Whiteboarding alternatives for having a visual discussion remotely:

  • Sketch your idea on a notepad and hold it up to your webcam. Or have everyone make a sketch, snap a pic, and email it to you
  • Create a makeshift document camera by logging into the meeting on your phone, muting it, and angling it at your desk from a nearby stack of books as you sketch
  • Use digital tools like Google Slides (my least favorite solution, but it works)

+1 ranking

If you’re at the point of brainstorming with a group, and there are multiple possible solutions, list each option in a Google doc. Dissociate options from the people who suggested them as much as you can: this is about ideas, not personalities. Ask the group to go through the doc and put a +1 next to the options they like.

You might end up with a list like this, taken from a real meeting where we had lots of good ideas but could only dedicate time and effort to some:

Subject specialists show up on relevant searches +1 +1 +1 +1
Tutorials show up on relevant searches
Show relevant items from our collections on workshop pages +1
On pages about tech, spotlight a relevant digital resource/catalog item +1 +1 +1

In the end, you might be able to see that there’s a clear favorite (even if the loudest or most tenacious person in the group has spent a lot of time supporting a different option). The ideas that didn’t get +1’d simply fall by the wayside — quietly, without a negative conversation that might make the suggester feel bad.

Alternatively, after doing this, you might see that the group is split. That could be an indication that you need more information or should make mock-ups of both ideas and test them out.

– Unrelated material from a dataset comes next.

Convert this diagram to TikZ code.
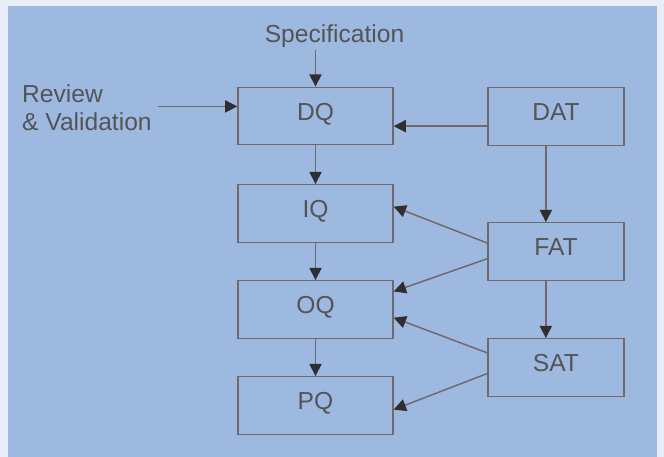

Use a gradient of agreement

If you’re at the beginning of a project and you can already tell that a group might have strong/conflicting feelings, agree as a group on how you’ll move forward on a decision using a gradient of agreement. The gradient might look like this:

Endorse Agree with reservations Mixed feelings Disagree but won't veto Veto

Using a gradient gives the group more ways to express their thoughts than the yes/no binary. As you’re setting norms for how to make decisions, you might decide as a group to move forward as long as no one is at ‘veto,’ even if there are people at ‘diagree but won’t veto’ (as an example).

I learned about this from a workshop called “Go UX Yourself” (delightful!) led by Amanda VerMeulen at Designing for Digital 2020. Here’s a deeper explanation from TRG if you want the nitty-gritty on this technique.

Wait for someone to retire

I’m kidding (sort of). This is a worst-case scenario.

The techniques of +1 ranking and using a gradient of agreement both depend on strong meeting facilitation skills. It might feel uncomfortable suggesting a different way of running a meeting if you and your colleagues are used to the typical meeting format of oral discussion aided by an agenda. You can set the tone early on by letting your colleagues know what to expect. For instance, in a +1 ranking meeting that I led, the calendar invite read:

We should expect to do some “how might we?” ideation in this meeting for the user needs & features we decided were in-scope and doable at our last meeting. No need to prepare anything beforehand. We’ll do this meeting over Zoom with a kooky Google Doc.

Meeting facilitation is a skill that takes time and lots of emotional labor to learn. You can do it! I hope these techniques help you move forward and get your group on the same page.